In recent months, I showed my 5-year-old son, Jason, that Motown performance on YouTube. “Billie Jean” made Jason want to moonwalk and wear a glove [luva]. “Beat It” inspired Jason to kick his leg and fling [lançar, atirar] his head from side to side like Michael.
But it has been a long time since I could watch Michael Jackson videos without feeling sad. His death is only the next stage of the loss. Michael Jackson left the music world to mourn — but many of us, especially black Americans, felt like we lost a family member on Thursday. He pained [causar dor, mágoa ou sofrimento; afligir] and puzzled [estarrecer; surpreender; confundir] us, but we still loved him.
Until Thursday, some of us had forgotten how much.
Michael was not always easy to love. He tested us, sometimes asking us to ignore what we could see with our own eyes. We may never know fully [completamente] what Michael did or didn’t do, but he was like the lost relative we wished we could bring back to shore [praia, costa; terra].

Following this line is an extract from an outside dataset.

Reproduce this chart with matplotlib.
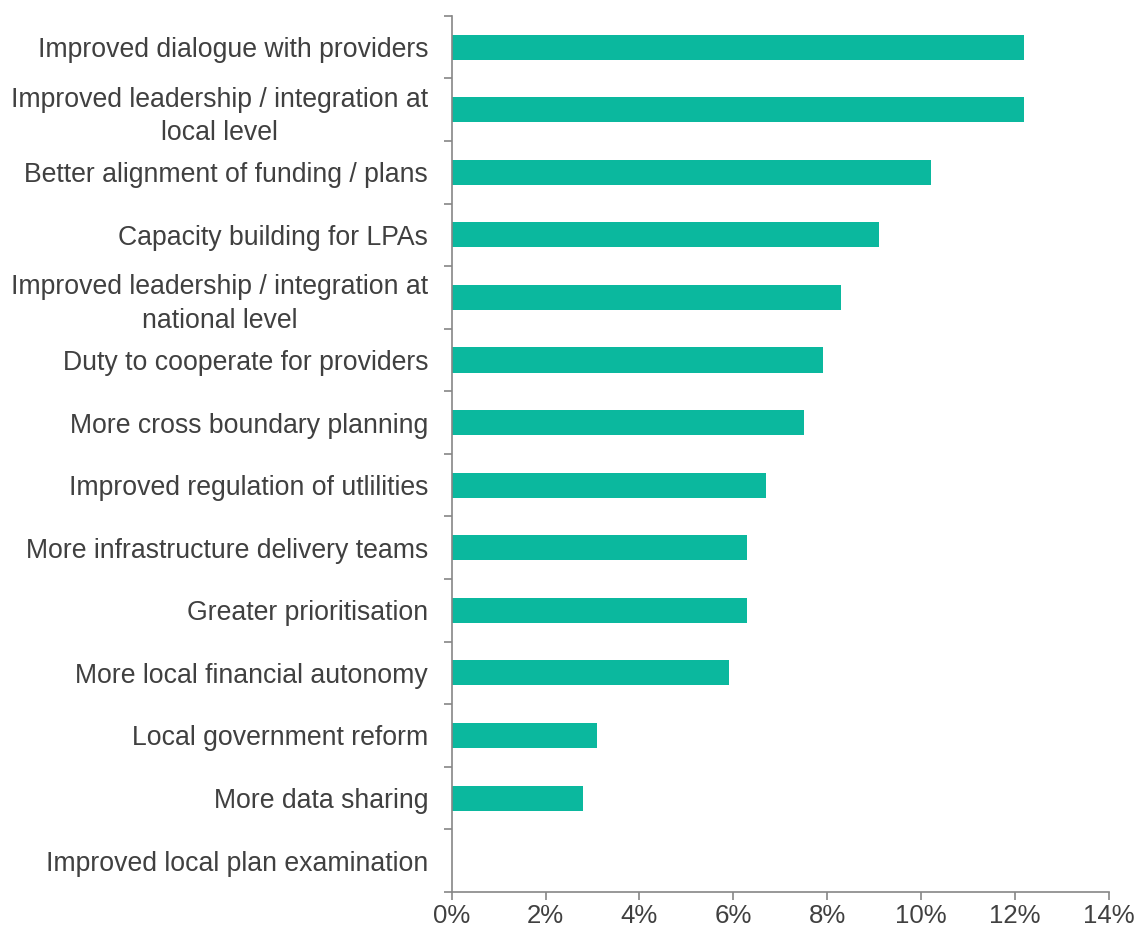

When Jason asked questions about Michael’s changing face in the videos, I showed him the beautiful brown-skinned [negro; (lit.) de pele marrom], bright-eyed [de olhos brilhantes] little boy who grew up in my family’s living room.
There is supreme irony in the death of Michael Jackson the same year as the inauguration of the first black president. Michael, who would ascend [ascender, subir] higher than any black artist in music history, learned a bitter [amargo] lesson: Even at the top of the mountain, there is only the man in the mirror [espelho].
Jason isn’t old enough to fully understand black and white, why his grandmother was sent to jail [cadeia] for ordering a hamburger at a Woolworth lunch counter [balcão de lanchonete] in 1960, or how an ill-used [maltratado] child’s soul might never find its way back home.
So I told Jason about the time Mommy, Grandma, Grandpa, Aunt Lydia and Aunt Johnita [now an assistant general counsel at CNN] drove from Miami to Jacksonville to see the Jacksons’ Victory Tour in 1984, when Michael Jackson ruled [dominar] the world. How his aunties [titias] and I dressed up [vestir-se bem, com elegância] for the concert in our own gloves.
After the concert, still floating [flutuando] from the surreal experience, we approached a stretch limousine [limousine feita sob encomenda] on the highway [estrada]. As my father sidled [andar de lado; emparelhar] our car closer and my sisters and I pressed our noses to the window to try to see, the limo’s tinted [escuro; pintado] electric window slid down [abaixar].
A sparkling [brilhante] silver [prateada] glove waved out [acenar] to us.
When we saw that glove, the whole car screamed [gritar]– even my father, who was driving.
My sisters and I begged [implorar] my father to follow the limousine…and it finally came to a stop in front of our budget hotel [hotel barato, acessível]. When the rear door [porta traseira] opened, a white blond-haired [loiro] decoy [isca; dublê] stepped out [descer (do carro)]– wearing a silver Michael Jackson glove.
If only we’d never seen past [ver através] the tinted window.
If only we had a perfect memory of Michael waving goodbye.
The opinions expressed in this commentary are solely those of Tananarive Due.